EXERCISE →
Word for word, print each line of the listing below; pictures stay out.
[Start]
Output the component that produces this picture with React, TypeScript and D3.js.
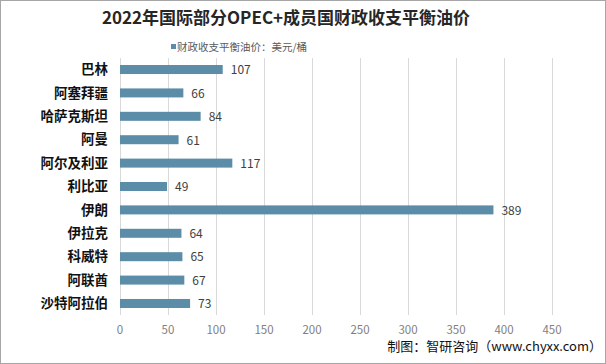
import React from "react";
import * as d3 from "d3";

const categories = ["巴林", "阿塞拜疆", "哈萨克斯坦", "阿曼", "阿尔及利亚", "利比亚", "伊朗", "伊拉克", "科威特", "阿联酋", "沙特阿拉伯"];
const values = [107, 66, 84, 61, 117, 49, 389, 64, 65, 67, 73];
const xTicks = [0, 50, 100, 150, 200, 250, 300, 350, 400, 450];
const title = "2022年国际部分OPEC+成员国财政收支平衡油价";
const legendLabel = "财政收支平衡油价：美元/桶";
const source = "制图：智研咨询（www.chyxx.com）";

const W = 606;
const H = 364;
const font = "'Microsoft YaHei', 'Noto Sans CJK SC', sans-serif";

export default function App() {
  const x = d3.scaleLinear().domain([0, 450]).range([120, 552]);
  const y = d3.scaleBand<string>().domain(categories).range([58, 315]).paddingInner(0.615).paddingOuter(0.3);
  const barColor = "#5b8da8";
  return (
    <svg width={W} height={H} style={{ position: "absolute", left: 0, top: 0, background: "#fff" }} fontFamily={font}>
      <rect x={0.5} y={0.5} width={W - 1} height={H - 1} fill="#fff" stroke="#a6a6a6" />
      <text x={286} y={24} textAnchor="middle" fontSize={17} fontWeight="bold" fill="#262626">{title}</text>
      <rect x={171} y={44} width={5} height={5} fill={barColor} />
      <text x={177} y={51} fontSize={10.5} fill="#595959">{legendLabel}</text>
      {xTicks.map((t) => (
        <g key={t}>
          <line x1={Math.round(x(t)) + 0.5} x2={Math.round(x(t)) + 0.5} y1={58} y2={315} stroke="#d9d9d9" />
          <text x={x(t)} y={334} textAnchor="middle" fontSize={11.5} fill="#808080">{t}</text>
        </g>
      ))}
      {categories.map((c, i) => {
        const yy = y(c)!;
        const bw = y.bandwidth();
        return (
          <g key={c}>
            <rect x={x(0)} y={yy} width={x(values[i]) - x(0)} height={bw} fill={barColor} />
            <text x={108} y={yy + bw / 2} dy="0.35em" textAnchor="end" fontSize={13.5} fontWeight="bold" fill="#111">{c}</text>
            <text x={x(values[i]) + 8} y={yy + bw / 2} dy="0.4em" fontSize={12} fill="#404040">{values[i]}</text>
          </g>
        );
      })}
      <text x={602} y={351} textAnchor="end" fontSize={13} fill="#111">{source}</text>
    </svg>
  );
}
[End]
ANSWER BELOW →
Output the component that produces this picture with React, TypeScript and D3.js.
import React from "react";
import * as d3 from "d3";

const categories = ["巴林", "阿塞拜疆", "哈萨克斯坦", "阿曼", "阿尔及利亚", "利比亚", "伊朗", "伊拉克", "科威特", "阿联酋", "沙特阿拉伯"];
const values = [107, 66, 84, 61, 117, 49, 389, 64, 65, 67, 73];
const xTicks = [0, 50, 100, 150, 200, 250, 300, 350, 400, 450];
const title = "2022年国际部分OPEC+成员国财政收支平衡油价";
const legendLabel = "财政收支平衡油价：美元/桶";
const source = "制图：智研咨询（www.chyxx.com）";

const W = 606;
const H = 364;
const font = "'Microsoft YaHei', 'Noto Sans CJK SC', sans-serif";

export default function App() {
  const x = d3.scaleLinear().domain([0, 450]).range([120, 552]);
  const y = d3.scaleBand<string>().domain(categories).range([58, 315]).paddingInner(0.615).paddingOuter(0.3);
  const barColor = "#5b8da8";
  return (
    <svg width={W} height={H} style={{ position: "absolute", left: 0, top: 0, background: "#fff" }} fontFamily={font}>
      <rect x={0.5} y={0.5} width={W - 1} height={H - 1} fill="#fff" stroke="#a6a6a6" />
      <text x={286} y={24} textAnchor="middle" fontSize={17} fontWeight="bold" fill="#262626">{title}</text>
      <rect x={171} y={44} width={5} height={5} fill={barColor} />
      <text x={177} y={51} fontSize={10.5} fill="#595959">{legendLabel}</text>
      {xTicks.map((t) => (
        <g key={t}>
          <line x1={Math.round(x(t)) + 0.5} x2={Math.round(x(t)) + 0.5} y1={58} y2={315} stroke="#d9d9d9" />
          <text x={x(t)} y={334} textAnchor="middle" fontSize={11.5} fill="#808080">{t}</text>
        </g>
      ))}
      {categories.map((c, i) => {
        const yy = y(c)!;
        const bw = y.bandwidth();
        return (
          <g key={c}>
            <rect x={x(0)} y={yy} width={x(values[i]) - x(0)} height={bw} fill={barColor} />
            <text x={108} y={yy + bw / 2} dy="0.35em" textAnchor="end" fontSize={13.5} fontWeight="bold" fill="#111">{c}</text>
            <text x={x(values[i]) + 8} y={yy + bw / 2} dy="0.4em" fontSize={12} fill="#404040">{values[i]}</text>
          </g>
        );
      })}
      <text x={602} y={351} textAnchor="end" fontSize={13} fill="#111">{source}</text>
    </svg>
  );
}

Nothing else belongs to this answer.